2 Timothy 4:14-16 Alexander the coppersmith did me much evil

Spencer W. Kimball
"A mark of true greatness is the forgiving heart. Consider the life of Paul. Though he may not have been perfect, he was a most righteous man after his conversion. He gave us a beautiful example of forgiving others. He recalled: 'Alexander the coppersmith did me much evil: the Lord reward him according to his works.' (2 Tim. 4:14.)
"Paul was willing to leave the judgment and penalty to the Lord, who would be wise and just. In spite of all he suffered at the hands of oppressors, some of whom were his own false brethren, he was not consumed and scorched with hate or bitterness or rancor. Quite the reverse.
"To the Corinthians he urged the very traits he had so fully developed in himself. (2 Cor. 11:23-28.) Here we have the noble Paul who had suffered much from his contemporaries Paul, who had been tortured with beatings, who had suffered incarceration in many prisons; Paul, who had received two hundred stripes across his back, who had been beaten with rods; Paul, who had been stoned and left for dead, and who had three times been shipwrecked and had struggled many hours in the water; Paul, who had suffered from robbers and had been hidden from his pursuers and had escaped in a basket over the wall this Paul who had suffered so much at the hands of others came near the end of his life with a forgiving heart and said: 'At my first answer no man stood with me, but all men forsook me: I pray God that it may not be, laid to their charge.' (2 Tim. 4:16. Italics added.)" (The Miracle of Forgiveness [Salt Lake City: Bookcraft, 1969], 278-279)
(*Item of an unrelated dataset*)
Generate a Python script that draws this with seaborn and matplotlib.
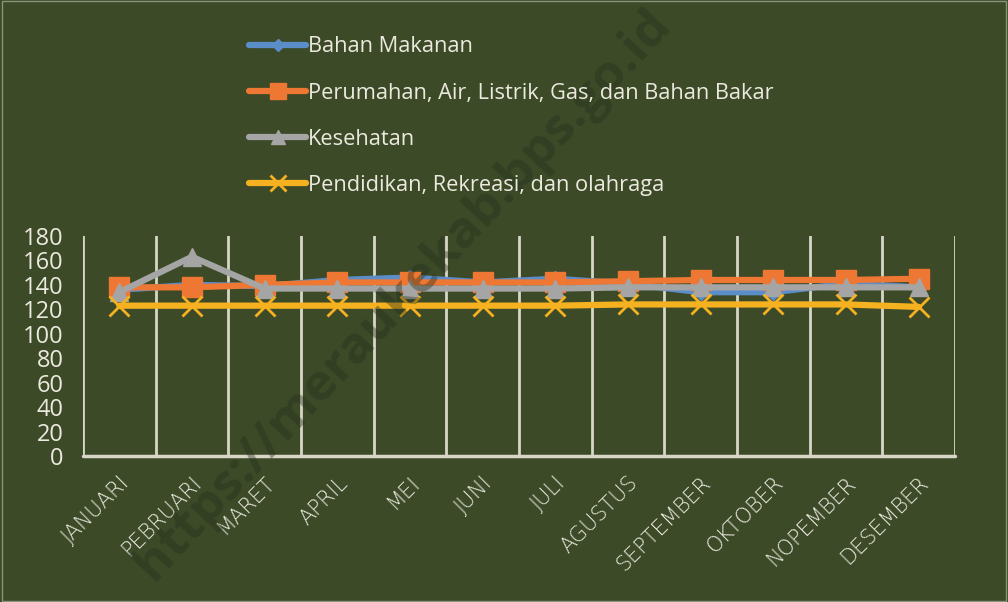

2 Timothy 4:17 the Lord stood with me

"In his first imprisonment, Paul had been well treated, partly because he had been accused by Jews of offenses that the Romans took somewhat lightly. Now the Jews in Palestine were in definite disfavor because of their rebellion; and Paul the Jew was in prison for a pretended offense against the Romans. The Apostle was even chained to his prison as a criminal. (2 Tim. 2:9) It is true that his friends were allowed to see him, but he seems to have done no preaching. Even some of his friends found it difficult, if not dangerous, to find him...So perilous was Paul's situation that no one dared to stand by him at his first hearing or at the first stage of his trial, called by the Romans the primo actio. (2 Tim. 4:16) But the Lord stood by him, as he says, and at his first hearing the Apostle did so well that he was 'delivered out of the mouth of the lion.' (2 Tim. 4:17)." (Sidney B. Sperry, Paul's Life and Letters [Salt Lake City: Bookcraft, 1955], 297.)